### Rows
☆ ☆ ☆ ☆

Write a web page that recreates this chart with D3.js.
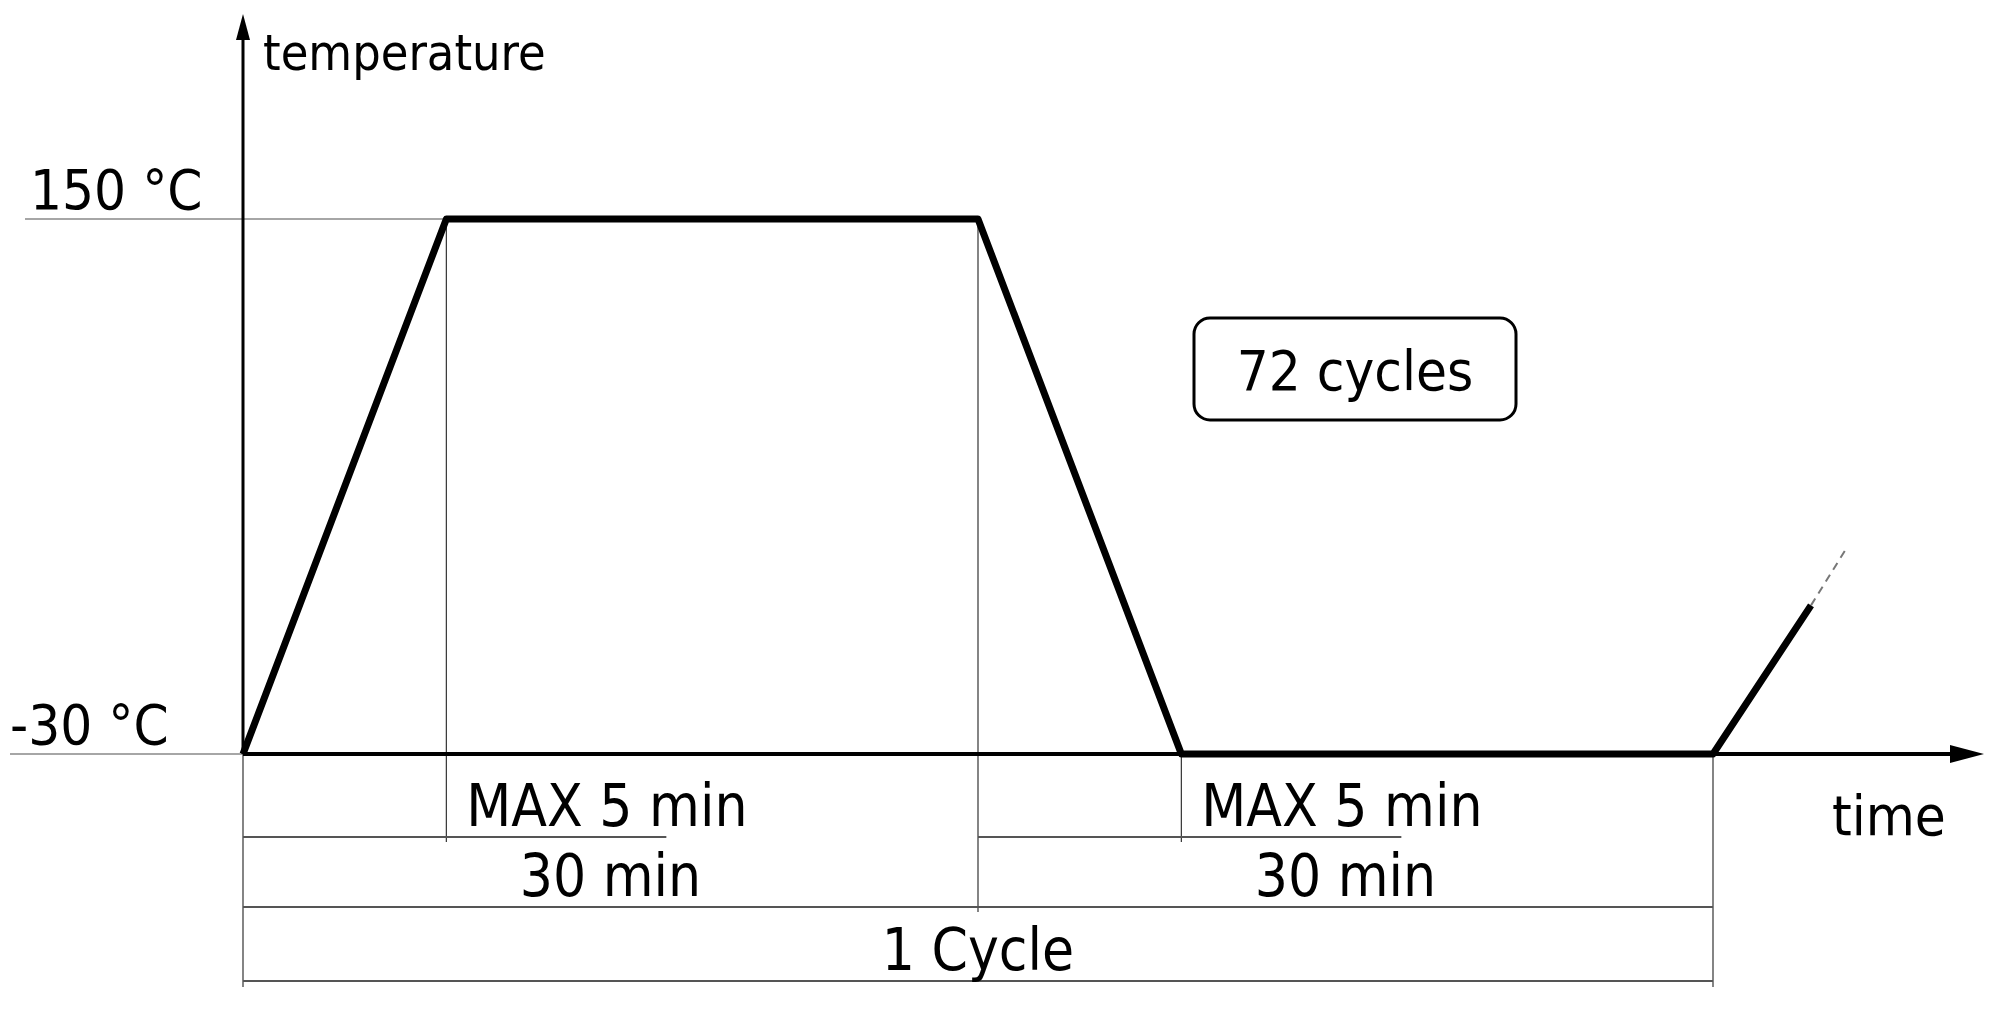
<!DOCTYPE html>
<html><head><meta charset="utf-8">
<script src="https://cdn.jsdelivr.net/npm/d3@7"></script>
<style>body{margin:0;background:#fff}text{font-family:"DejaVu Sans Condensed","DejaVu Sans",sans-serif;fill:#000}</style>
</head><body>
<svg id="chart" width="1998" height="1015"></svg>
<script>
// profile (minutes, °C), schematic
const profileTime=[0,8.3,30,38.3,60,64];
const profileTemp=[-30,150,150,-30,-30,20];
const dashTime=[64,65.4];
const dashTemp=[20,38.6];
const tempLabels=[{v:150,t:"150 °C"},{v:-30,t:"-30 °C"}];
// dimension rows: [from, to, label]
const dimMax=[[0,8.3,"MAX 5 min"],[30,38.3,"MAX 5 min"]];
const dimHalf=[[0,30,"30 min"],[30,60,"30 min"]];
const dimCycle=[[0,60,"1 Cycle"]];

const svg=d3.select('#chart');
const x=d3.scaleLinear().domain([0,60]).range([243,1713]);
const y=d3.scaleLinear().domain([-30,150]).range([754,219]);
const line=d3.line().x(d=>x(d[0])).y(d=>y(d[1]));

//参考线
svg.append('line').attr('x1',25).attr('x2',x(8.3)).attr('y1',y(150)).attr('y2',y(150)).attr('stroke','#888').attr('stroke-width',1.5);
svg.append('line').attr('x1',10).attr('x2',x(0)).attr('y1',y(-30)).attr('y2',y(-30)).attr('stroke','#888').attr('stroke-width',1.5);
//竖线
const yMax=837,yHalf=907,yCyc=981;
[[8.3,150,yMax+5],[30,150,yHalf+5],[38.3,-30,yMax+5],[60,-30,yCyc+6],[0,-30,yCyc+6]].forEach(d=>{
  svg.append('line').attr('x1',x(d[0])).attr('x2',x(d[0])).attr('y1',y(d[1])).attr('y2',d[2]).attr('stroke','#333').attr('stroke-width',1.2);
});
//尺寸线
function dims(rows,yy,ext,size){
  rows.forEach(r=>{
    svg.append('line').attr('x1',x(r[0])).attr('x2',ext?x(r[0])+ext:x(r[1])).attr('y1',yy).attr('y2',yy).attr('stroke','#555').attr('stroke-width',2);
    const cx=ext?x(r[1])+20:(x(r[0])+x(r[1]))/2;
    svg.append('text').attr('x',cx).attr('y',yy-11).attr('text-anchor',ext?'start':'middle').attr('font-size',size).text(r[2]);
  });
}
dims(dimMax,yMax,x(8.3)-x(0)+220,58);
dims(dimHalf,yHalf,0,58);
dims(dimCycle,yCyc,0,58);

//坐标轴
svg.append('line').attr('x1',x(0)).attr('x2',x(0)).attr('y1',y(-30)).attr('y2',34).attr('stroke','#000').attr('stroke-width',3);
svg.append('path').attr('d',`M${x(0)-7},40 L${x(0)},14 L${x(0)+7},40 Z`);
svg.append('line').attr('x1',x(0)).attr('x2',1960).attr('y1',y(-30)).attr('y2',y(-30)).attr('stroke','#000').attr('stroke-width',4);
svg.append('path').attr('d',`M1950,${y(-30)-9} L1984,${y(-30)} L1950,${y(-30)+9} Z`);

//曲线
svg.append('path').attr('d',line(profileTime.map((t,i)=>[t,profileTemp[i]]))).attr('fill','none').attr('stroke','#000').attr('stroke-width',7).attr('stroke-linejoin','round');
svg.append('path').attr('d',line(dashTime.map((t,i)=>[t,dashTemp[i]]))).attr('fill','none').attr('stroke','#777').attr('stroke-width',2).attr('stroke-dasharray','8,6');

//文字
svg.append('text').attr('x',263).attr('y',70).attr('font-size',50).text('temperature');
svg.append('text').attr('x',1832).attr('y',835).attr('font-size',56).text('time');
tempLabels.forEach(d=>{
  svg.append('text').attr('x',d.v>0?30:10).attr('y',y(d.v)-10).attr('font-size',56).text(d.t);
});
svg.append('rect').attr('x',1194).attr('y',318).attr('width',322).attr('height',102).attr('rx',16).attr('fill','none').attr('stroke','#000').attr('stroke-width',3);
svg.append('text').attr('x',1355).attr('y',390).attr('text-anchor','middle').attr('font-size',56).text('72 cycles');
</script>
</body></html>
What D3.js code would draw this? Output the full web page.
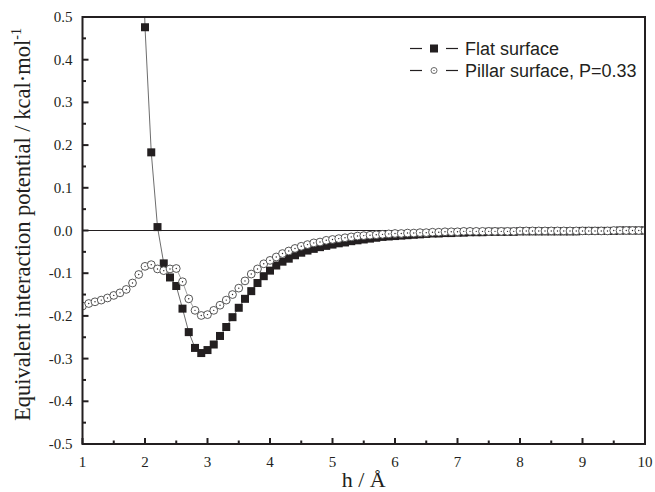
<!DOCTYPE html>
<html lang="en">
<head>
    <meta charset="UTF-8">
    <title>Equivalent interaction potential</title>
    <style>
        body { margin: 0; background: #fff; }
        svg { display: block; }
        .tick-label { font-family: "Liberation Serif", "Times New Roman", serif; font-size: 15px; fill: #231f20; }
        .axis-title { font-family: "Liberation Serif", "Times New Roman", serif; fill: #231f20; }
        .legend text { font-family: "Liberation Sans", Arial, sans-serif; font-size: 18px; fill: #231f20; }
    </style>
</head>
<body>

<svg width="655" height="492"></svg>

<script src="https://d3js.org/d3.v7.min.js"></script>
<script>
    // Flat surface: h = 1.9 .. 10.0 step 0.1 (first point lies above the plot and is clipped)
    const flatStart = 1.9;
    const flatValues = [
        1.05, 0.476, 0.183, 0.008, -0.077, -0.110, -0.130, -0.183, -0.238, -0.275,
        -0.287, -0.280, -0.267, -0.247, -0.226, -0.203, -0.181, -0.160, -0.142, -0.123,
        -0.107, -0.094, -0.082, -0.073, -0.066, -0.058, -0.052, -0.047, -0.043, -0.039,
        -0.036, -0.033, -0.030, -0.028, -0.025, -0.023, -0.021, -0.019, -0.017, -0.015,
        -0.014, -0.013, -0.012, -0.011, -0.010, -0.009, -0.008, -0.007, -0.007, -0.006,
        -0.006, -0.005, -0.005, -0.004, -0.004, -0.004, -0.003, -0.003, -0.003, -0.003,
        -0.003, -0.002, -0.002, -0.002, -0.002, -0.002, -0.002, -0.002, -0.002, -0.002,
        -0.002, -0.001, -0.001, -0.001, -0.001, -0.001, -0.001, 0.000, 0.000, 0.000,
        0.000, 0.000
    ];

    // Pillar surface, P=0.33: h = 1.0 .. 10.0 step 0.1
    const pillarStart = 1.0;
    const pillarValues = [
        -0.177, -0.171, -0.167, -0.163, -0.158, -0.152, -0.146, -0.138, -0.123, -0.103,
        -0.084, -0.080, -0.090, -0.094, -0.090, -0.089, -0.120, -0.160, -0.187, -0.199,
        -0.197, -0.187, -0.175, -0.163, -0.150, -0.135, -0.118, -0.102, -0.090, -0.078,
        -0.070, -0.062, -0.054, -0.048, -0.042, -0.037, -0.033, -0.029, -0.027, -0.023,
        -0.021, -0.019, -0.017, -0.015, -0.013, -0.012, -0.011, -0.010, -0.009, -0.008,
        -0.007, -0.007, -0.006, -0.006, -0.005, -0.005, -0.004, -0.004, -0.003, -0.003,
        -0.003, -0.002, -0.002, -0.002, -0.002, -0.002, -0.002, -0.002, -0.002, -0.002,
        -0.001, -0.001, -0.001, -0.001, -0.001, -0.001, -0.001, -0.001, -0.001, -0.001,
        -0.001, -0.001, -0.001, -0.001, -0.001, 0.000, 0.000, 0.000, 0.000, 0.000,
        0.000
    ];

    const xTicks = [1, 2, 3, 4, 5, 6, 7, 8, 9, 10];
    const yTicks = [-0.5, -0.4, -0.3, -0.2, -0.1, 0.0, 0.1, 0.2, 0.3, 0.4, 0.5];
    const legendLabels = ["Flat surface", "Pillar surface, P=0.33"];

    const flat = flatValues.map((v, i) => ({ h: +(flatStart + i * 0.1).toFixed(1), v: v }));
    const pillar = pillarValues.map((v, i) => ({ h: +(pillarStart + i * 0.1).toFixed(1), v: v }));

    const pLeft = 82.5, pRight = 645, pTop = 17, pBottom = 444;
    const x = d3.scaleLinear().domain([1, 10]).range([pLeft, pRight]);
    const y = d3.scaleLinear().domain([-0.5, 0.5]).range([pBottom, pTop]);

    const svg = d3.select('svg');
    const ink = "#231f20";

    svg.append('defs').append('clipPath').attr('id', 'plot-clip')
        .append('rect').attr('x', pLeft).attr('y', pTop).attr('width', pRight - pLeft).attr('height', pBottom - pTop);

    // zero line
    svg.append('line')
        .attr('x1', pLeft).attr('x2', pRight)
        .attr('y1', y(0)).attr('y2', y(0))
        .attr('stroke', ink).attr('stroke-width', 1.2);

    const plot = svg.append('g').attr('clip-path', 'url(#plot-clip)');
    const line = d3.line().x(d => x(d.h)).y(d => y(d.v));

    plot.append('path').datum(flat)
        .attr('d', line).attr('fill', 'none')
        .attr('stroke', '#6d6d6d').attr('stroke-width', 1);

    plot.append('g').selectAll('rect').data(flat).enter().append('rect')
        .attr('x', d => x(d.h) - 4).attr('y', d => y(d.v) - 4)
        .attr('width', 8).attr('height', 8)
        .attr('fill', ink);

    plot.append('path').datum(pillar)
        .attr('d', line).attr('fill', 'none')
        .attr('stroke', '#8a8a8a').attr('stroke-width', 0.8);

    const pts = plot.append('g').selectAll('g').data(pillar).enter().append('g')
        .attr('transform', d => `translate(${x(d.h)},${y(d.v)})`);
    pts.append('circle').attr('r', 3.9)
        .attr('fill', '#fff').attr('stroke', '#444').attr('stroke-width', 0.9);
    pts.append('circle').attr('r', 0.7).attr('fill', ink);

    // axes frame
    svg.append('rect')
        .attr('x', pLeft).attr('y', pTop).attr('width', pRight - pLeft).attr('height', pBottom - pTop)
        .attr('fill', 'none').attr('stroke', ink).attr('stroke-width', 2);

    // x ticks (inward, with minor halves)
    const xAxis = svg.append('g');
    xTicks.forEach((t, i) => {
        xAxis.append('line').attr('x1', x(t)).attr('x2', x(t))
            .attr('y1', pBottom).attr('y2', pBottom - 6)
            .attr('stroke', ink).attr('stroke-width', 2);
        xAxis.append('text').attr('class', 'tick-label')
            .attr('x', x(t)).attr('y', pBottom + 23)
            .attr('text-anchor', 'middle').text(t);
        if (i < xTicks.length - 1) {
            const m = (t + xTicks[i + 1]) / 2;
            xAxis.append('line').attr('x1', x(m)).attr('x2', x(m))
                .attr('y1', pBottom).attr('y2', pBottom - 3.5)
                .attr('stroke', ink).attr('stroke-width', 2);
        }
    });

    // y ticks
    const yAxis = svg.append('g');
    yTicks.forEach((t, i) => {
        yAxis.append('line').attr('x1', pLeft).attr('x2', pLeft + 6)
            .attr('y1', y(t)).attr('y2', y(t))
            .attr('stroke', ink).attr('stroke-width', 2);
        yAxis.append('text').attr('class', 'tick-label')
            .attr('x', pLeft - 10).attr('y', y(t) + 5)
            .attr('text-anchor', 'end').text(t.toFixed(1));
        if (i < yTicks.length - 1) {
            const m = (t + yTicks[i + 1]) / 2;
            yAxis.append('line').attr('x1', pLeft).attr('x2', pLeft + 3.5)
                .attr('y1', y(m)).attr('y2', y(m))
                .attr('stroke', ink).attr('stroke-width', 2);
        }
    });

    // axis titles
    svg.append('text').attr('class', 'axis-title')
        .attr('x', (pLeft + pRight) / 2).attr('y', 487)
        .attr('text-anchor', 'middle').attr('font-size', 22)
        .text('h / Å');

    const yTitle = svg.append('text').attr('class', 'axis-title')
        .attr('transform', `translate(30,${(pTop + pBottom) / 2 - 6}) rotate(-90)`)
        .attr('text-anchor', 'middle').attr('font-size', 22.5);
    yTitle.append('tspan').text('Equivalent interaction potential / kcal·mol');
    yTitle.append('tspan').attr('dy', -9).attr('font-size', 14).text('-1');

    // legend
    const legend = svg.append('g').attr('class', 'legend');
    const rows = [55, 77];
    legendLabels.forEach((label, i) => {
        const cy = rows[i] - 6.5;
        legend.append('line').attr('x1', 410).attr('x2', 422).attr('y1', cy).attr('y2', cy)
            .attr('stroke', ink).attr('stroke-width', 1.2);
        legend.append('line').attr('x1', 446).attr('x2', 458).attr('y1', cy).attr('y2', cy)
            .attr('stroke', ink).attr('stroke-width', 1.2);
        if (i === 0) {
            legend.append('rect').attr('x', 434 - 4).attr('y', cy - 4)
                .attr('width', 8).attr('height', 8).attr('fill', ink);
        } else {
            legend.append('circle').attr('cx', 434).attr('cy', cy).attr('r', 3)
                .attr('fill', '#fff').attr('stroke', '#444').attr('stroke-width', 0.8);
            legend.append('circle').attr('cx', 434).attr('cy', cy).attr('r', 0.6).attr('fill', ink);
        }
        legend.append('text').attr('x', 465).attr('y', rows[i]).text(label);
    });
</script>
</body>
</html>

☆ ☆ ☆ ☆

### Written problem
Leave the pictures out and please restate exactly the lines running from the start of the material through the one with "const line=d3.line().x(d=>x(d[0])).y(d=>y(d[1]));".

### Exercise result
Write a web page that recreates this chart with D3.js.
<!DOCTYPE html>
<html><head><meta charset="utf-8">
<script src="https://cdn.jsdelivr.net/npm/d3@7"></script>
<style>body{margin:0;background:#fff}text{font-family:"DejaVu Sans Condensed","DejaVu Sans",sans-serif;fill:#000}</style>
</head><body>
<svg id="chart" width="1998" height="1015"></svg>
<script>
// profile (minutes, °C), schematic
const profileTime=[0,8.3,30,38.3,60,64];
const profileTemp=[-30,150,150,-30,-30,20];
const dashTime=[64,65.4];
const dashTemp=[20,38.6];
const tempLabels=[{v:150,t:"150 °C"},{v:-30,t:"-30 °C"}];
// dimension rows: [from, to, label]
const dimMax=[[0,8.3,"MAX 5 min"],[30,38.3,"MAX 5 min"]];
const dimHalf=[[0,30,"30 min"],[30,60,"30 min"]];
const dimCycle=[[0,60,"1 Cycle"]];

const svg=d3.select('#chart');
const x=d3.scaleLinear().domain([0,60]).range([243,1713]);
const y=d3.scaleLinear().domain([-30,150]).range([754,219]);
const line=d3.line().x(d=>x(d[0])).y(d=>y(d[1]));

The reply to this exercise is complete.